I knew when I had a child the chance of him/her being a little bit of hothead was probably a given considering how I am. As an adult I know how to process my anger in a healthy way. I have reason that tells no matter how mad I am when things do not go my way, I cannot throw myself on to the floor and scream and kick (no matter how bad I want to). Kids can sometimes lack that knowledge. The first time my daughter screamed, threw herself around and cried, I had no idea what to do. How was this little ball of fire supposed to calm down? Fortunately, I am not the only parents who had this question. A Volcano in My Tummy by Eliane Whitehouse & Warwick Pudney is there to help.
A Volcano in My Tummy presents a clear and effective approach to helping children and adults alike understand and deal constructively with children's anger. The book offers engaging, well-organized activities which help to overcome the fear of children's anger which many adult care-givers experience, and distinguishes between anger the feeling, and violence the behavior.
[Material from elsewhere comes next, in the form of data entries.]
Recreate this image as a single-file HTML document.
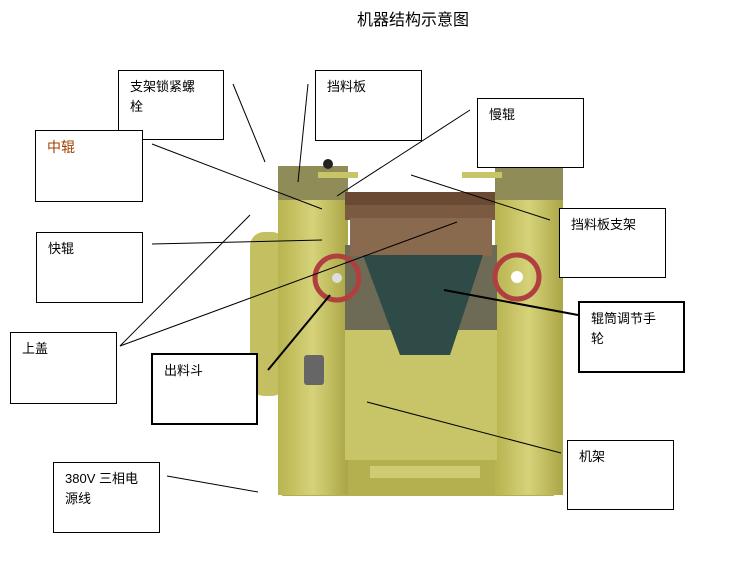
<!DOCTYPE html>
<html><head><meta charset="utf-8"><style>
body{margin:0;width:740px;height:562px;background:#fff;overflow:hidden;position:relative;font-family:"Liberation Sans","Noto Sans CJK SC",sans-serif}
.b{position:absolute;border:1px solid #000;background:#fff;font-size:13px;padding:6px 0 0 11px;box-sizing:border-box;line-height:20px}
.t{position:absolute;font-size:14px}
</style></head><body>
<svg width="740" height="562" style="position:absolute;left:0;top:0">
<defs><linearGradient id="g" x1="0" x2="1"><stop offset="0" stop-color="#b8b450"/><stop offset=".5" stop-color="#d6d27a"/><stop offset="1" stop-color="#aaa645"/></linearGradient></defs>
<!-- motor -->
<rect x="250" y="232" width="36" height="164" rx="14" fill="#c4c062"/>
<!-- base -->
<rect x="282" y="458" width="272" height="38" fill="#b4b050"/>
<rect x="370" y="466" width="110" height="12" fill="#cfcb72"/>
<!-- left block -->
<rect x="278" y="166" width="70" height="40" fill="#8f8c58"/>
<rect x="278" y="200" width="70" height="295" fill="url(#g)"/>
<!-- right block -->
<rect x="495" y="166" width="68" height="40" fill="#8f8c58"/>
<rect x="495" y="200" width="68" height="295" fill="url(#g)"/>
<!-- middle -->
<rect x="345" y="245" width="152" height="90" fill="#6d6b55"/>
<rect x="345" y="330" width="152" height="130" fill="#c8c468"/>
<rect x="345" y="192" width="150" height="15" fill="#6b4a35"/>
<rect x="345" y="205" width="150" height="15" fill="#7a5a40"/>
<rect x="350" y="218" width="142" height="38" fill="#8a6a4e"/>
<polygon points="363,255 483,255 450,355 400,355" fill="#2f4b48"/>
<!-- handles top -->
<rect x="318" y="172" width="40" height="6" fill="#c8c468"/>
<rect x="462" y="172" width="40" height="6" fill="#c8c468"/>
<circle cx="328" cy="164" r="5" fill="#222"/>
<!-- wheels -->
<circle cx="337" cy="278" r="22" fill="none" stroke="#b04040" stroke-width="5"/>
<circle cx="517" cy="277" r="22" fill="none" stroke="#b04040" stroke-width="5"/>
<circle cx="337" cy="278" r="5" fill="#ddd"/><circle cx="517" cy="277" r="6" fill="#fff"/>
<!-- switch -->
<rect x="304" y="355" width="20" height="30" rx="3" fill="#666"/>
<g stroke="#000" stroke-width="1">
<line x1="233" y1="84" x2="265" y2="162"/>
<line x1="308" y1="84" x2="298" y2="182"/>
<line x1="470" y1="110" x2="337" y2="196"/>
<line x1="152" y1="144" x2="322" y2="209"/>
<line x1="411" y1="175" x2="550" y2="220"/>
<line x1="152" y1="244" x2="322" y2="240"/>
<line x1="120" y1="346" x2="250" y2="215"/>
<line x1="120" y1="346" x2="457" y2="222"/>
<line x1="268" y1="370" x2="330" y2="295" stroke-width="2"/>
<line x1="444" y1="290" x2="578" y2="315" stroke-width="2"/>
<line x1="367" y1="402" x2="561" y2="453"/>
<line x1="167" y1="476" x2="258" y2="492"/>
</g>
</svg>
<div class="t" style="left:357px;top:6px;font-size:16px">机器结构示意图</div>
<div class="b" style="left:118px;top:70px;width:106px;height:70px">支架锁紧螺<br>栓</div>
<div class="b" style="left:315px;top:70px;width:107px;height:71px">挡料板</div>
<div class="b" style="left:477px;top:98px;width:107px;height:70px">慢辊</div>
<div class="b" style="left:35px;top:130px;width:108px;height:72px;color:#a04000;font-size:14px">中辊</div>
<div class="b" style="left:559px;top:208px;width:107px;height:70px">挡料板支架</div>
<div class="b" style="left:36px;top:232px;width:107px;height:71px">快辊</div>
<div class="b" style="left:10px;top:332px;width:107px;height:72px">上盖</div>
<div class="b" style="left:578px;top:301px;width:107px;height:72px;border-width:2px">辊筒调节手<br>轮</div>
<div class="b" style="left:151px;top:353px;width:107px;height:72px;border-width:2px">出料斗</div>
<div class="b" style="left:567px;top:440px;width:107px;height:70px">机架</div>
<div class="b" style="left:53px;top:462px;width:107px;height:71px">380V 三相电<br>源线</div>
</body></html>
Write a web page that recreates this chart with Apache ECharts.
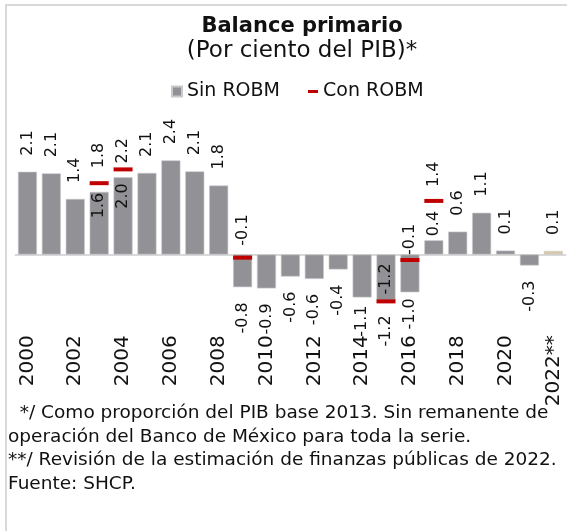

Primarily created for ages 6 to thirteen, it is accessible for use in class or at home.
This book offers ideas on how to give children self-esteem which inevitably will prevent kids from getting to high anger points in the long run. We all get angry, but how we process it is the true test. A Volcano in My Tummy gives parents and caregivers the tools and the vocabulary to help children deal with their anger in a positive way. It even had pages where children can use art of express how their anger makes them feel.
I wish this book was mandatory for all kids so we could prevent them from becoming like some of the angry adults we meet.